I think I am having some regrets over last nights brew session. I had an overnight mash that sat a little too long. Despite wrapping it really well the temp had dipped down into the 100F range and the resident bacteria on the grain started to party. The surface certainly had that awful vomit like aroma. Butyric acid like aroma (is that pedio at work?) I don't do to many overnight mashes, but sometimes they are useful. I normally get to them within 10 hours, but this one was closer to 20+ hours. Even my normal great wrapping of the cooler, couldn't hold it up enough. To give you an idea of the other temp complications, I prepared some starsan to do some racking of another beer. The foam was freezing instantly. The beer I was racking actually started to ice over on the surface as I racked! So I decided to bag the night. Chalk the whole thing up to a little experiment in sour mashing. Sadly, I threw out the mash.... Weighing the value of my time, the temps in the garage, the cost of the yeast and hops. I figured maybe it was best to cut my losses. What would you have done? Saved it. Let it sour more. Fermented it and see what happened? I did taste some wort from the bottom. It was certainly tart and had the start of some nice lactic character, no real acetic note. But hard to tell with the massive sweetness in the wort too.

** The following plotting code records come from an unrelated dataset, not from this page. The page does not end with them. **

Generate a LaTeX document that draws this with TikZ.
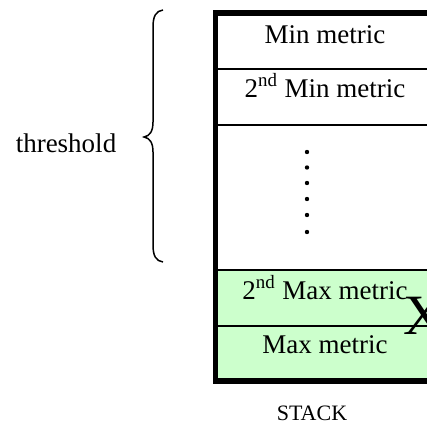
\documentclass[tikz,border=0pt]{standalone}
\usepackage{fontspec}
\setmainfont{Liberation Serif}
\definecolor{stackgreen}{HTML}{CCFFCC}
\begin{document}
\begin{tikzpicture}[x=0.5pt,y=-0.5pt,
  thinrule/.style={line width=1pt},
  thickrule/.style={line width=2.6pt},
  entry/.style={font=\fontsize{13.5}{16}\selectfont,anchor=base,inner sep=0pt},
  caption/.style={font=\fontsize{11}{13}\selectfont,anchor=base,inner sep=0pt},
  bigmark/.style={font=\fontsize{28.5}{30}\selectfont,inner sep=0pt},
  bracestroke/.style={line width=0.75pt},
  dot/.style={circle,fill=black,inner sep=0pt,minimum size=2.2pt}]
\path[use as bounding box, clip] (0,0) rectangle (427,428);

% lower (green) part of the stack
\fill[stackgreen] (215,270) rectangle (440,381);

% separators between stack entries
\draw[thinrule] (215,69) -- (440,69);
\draw[thinrule] (215,125) -- (440,125);
\draw[thinrule] (215,270) -- (440,270);
\draw[thinrule] (215,326) -- (440,326);

% thick outer frame of the stack
\draw[thickrule] (440,13) -- (215.5,13) -- (215.5,381) -- (440,381);

% entries
\node[entry] (minm) at (325,43) {Min metric};
\node[entry] (min2) at (325,97) {2\textsuperscript{nd} Min metric};
\node[entry] (max2) at (325,299) {2\textsuperscript{nd} Max metric};
\node[entry] (maxm) at (325,353) {Max metric};
\node[bigmark] (xmark) at (424,316) {X};

% vertical ellipsis
\foreach \k/\yy in {1/152,2/167.5,3/183,4/199,5/215,6/232}
  \node[dot] (d\k) at (307,\yy) {};

% curly brace spanning the threshold region
\draw[bracestroke] (163,10) .. controls (156,11) and (153,16) .. (153,27)
  -- (153,122) .. controls (153,131) and (150,136) .. (144,137)
  .. controls (150,138) and (153,143) .. (153,152)
  -- (153,245) .. controls (153,256) and (156,261) .. (163,262);

\node[entry] (thr) at (66,152) {threshold};
\node[caption] (stk) at (312,420) {STACK};
\end{tikzpicture}
\end{document}
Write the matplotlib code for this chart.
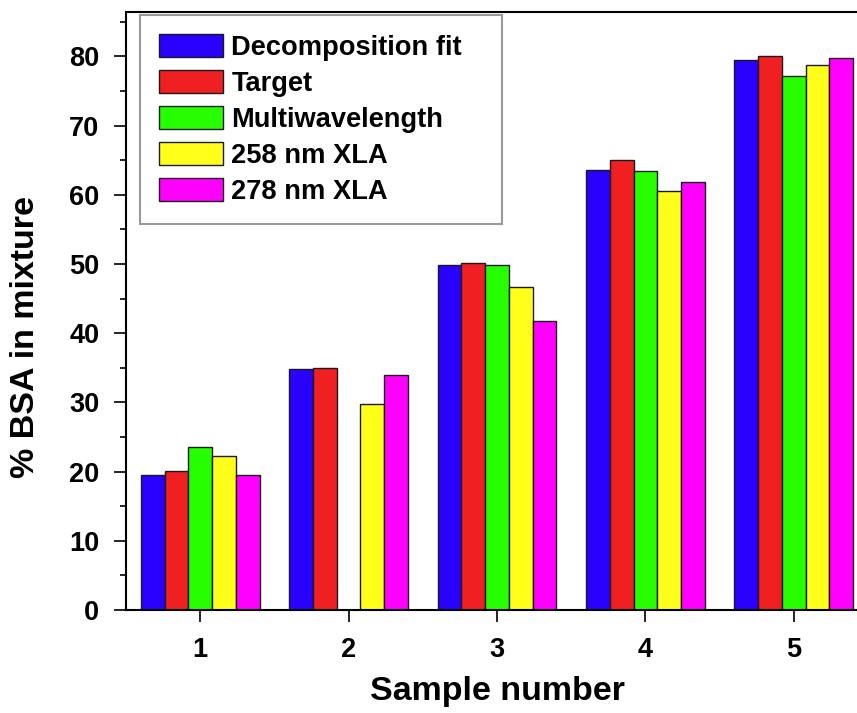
import matplotlib
matplotlib.use('Agg')
import matplotlib.pyplot as plt
import numpy as np
from matplotlib.ticker import MultipleLocator

plt.rcParams['font.family'] = ['Liberation Sans', 'DejaVu Sans']
plt.rcParams['font.weight'] = 'bold'

samples = [1, 2, 3, 4, 5]
series_names = ['Decomposition fit', 'Target', 'Multiwavelength', '258 nm XLA', '278 nm XLA']
decomposition = [19.5, 34.8, 49.8, 63.5, 79.5]
target = [20.1, 35.0, 50.2, 65.0, 80.0]
multiwavelength = [23.6, np.nan, 49.8, 63.4, 77.1]  # no value for sample 2
xla_258 = [22.2, 29.7, 46.6, 60.6, 78.7]
xla_278 = [19.5, 34.0, 41.8, 61.9, 79.8]
colors = ['#2a00ff', '#f01f22', '#26ff00', '#ffff1a', '#ff00ff']

fig = plt.figure(figsize=(8.57, 7.13), dpi=100)
ax = fig.add_axes([126 / 857, 103 / 713, 742 / 857, 598 / 713])

x = np.array(samples, dtype=float)
w = 0.16
all_series = [decomposition, target, multiwavelength, xla_258, xla_278]
for i, (vals, name, c) in enumerate(zip(all_series, series_names, colors)):
    vals = np.array(vals, dtype=float)
    ok = np.isfinite(vals)
    ax.bar(x[ok] + (i - 2) * w, vals[ok], width=w, color=c, edgecolor='#1a1a1a',
           linewidth=1.0, label=name)

ax.set_xlim(0.5, 5.5)
ax.set_ylim(0, 86.4)
ax.set_xticks(samples)
ax.yaxis.set_major_locator(MultipleLocator(10))
ax.yaxis.set_minor_locator(MultipleLocator(5))
ax.tick_params(axis='both', which='major', direction='out', length=8.6, width=1.2,
               labelsize=19.5, pad=10.5)
ax.tick_params(axis='y', which='minor', direction='out', length=4.3, width=1.2)
ax.tick_params(top=False, right=False)
for s in ax.spines.values():
    s.set_linewidth(1.5)

ax.set_xlabel('Sample number', fontsize=24.5, fontweight='bold', labelpad=10)
ax.set_ylabel('% BSA in mixture', fontsize=24.5, fontweight='bold', labelpad=14)
ax.yaxis.set_label_coords(-0.115, 0.456)

# legend box spans ~x 140..502 px, top at ~15 px
leg = ax.legend(loc='upper left', bbox_to_anchor=(0.019, 0.0, 0.488, 0.995),
                mode='expand', borderaxespad=0,
                fontsize=19.6, frameon=True, fancybox=False, edgecolor='#808080',
                handlelength=2.35, handleheight=0.93, handletextpad=0.3,
                labelspacing=0.33, borderpad=0.7)
leg.get_frame().set_linewidth(1.5)
for h in leg.legend_handles:
    h.set_edgecolor('#1a1a1a')

fig.savefig('out.png', dpi=100)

I'd have soured it at that point. And hopbursted it with nelson, citra, or amarillo a la red swingline or batch 60.
I would have given another day or two, try to keep the temp around 100 still and then boiled it. Tasted it, tossed some hops in for a short boil, chilled and tasted it. If it sucked, then less than an ounce of hops and some fuel for the boil went into it.
I don't blame you for throwing in the towel. Yeah, it might have been fine, but at that point, there was little time or money invested. Treat it as a lesson learned, no harm done.
If you've got butyric acid in the mash, that's clostridium butyricum and you don't want to use a mash with that going on. (If the mash stayed up over say 120 for the whole time, you probably'd be fine since they can't work their "magic" that high. Using the mash would have probably resulted in vomity beer unless you drove off the acid during the boil.
If you don't want a sour beer, didn't plan to make a sour beer, and don't want to dedicate extended time to continuing with the process of making a sour beer, then definitely dump it. Also, per above, not every spontaneous infection is going to produce a good sour beer anyway. Even if you pressed on, you still might have ended up having to dump it, so look forward and not back. As much as I love a good sour beer, I still rely on starting it off in a planned way (pitching the bugs I want, keeping the cold side clean/sanitized). If I was tasting what you were describing at any point in my sour fermentations, I would probably consult with a couple of people who have been through the process before and be prepared for bad news. I have never had a maturing sour taste as foul as you describe, and would guess that things had gone wrong.
What is the likely hood that some of the nasty acids could have or would have been driven off in the boil? I wasn't sure if that would have been likely.
Some probably would - but not enough for me to feel comfortable that you'd be below sensory threshold. To give you an idea butyric acid has a threshold of about 0.3 ppm
I recall ann interview with chad jakobsen about butyric acid being a desireable compound when working with brett as the brett will break it down into tropical flavor esters. I've taken a lot of shit out of context though, so thiis may be the case.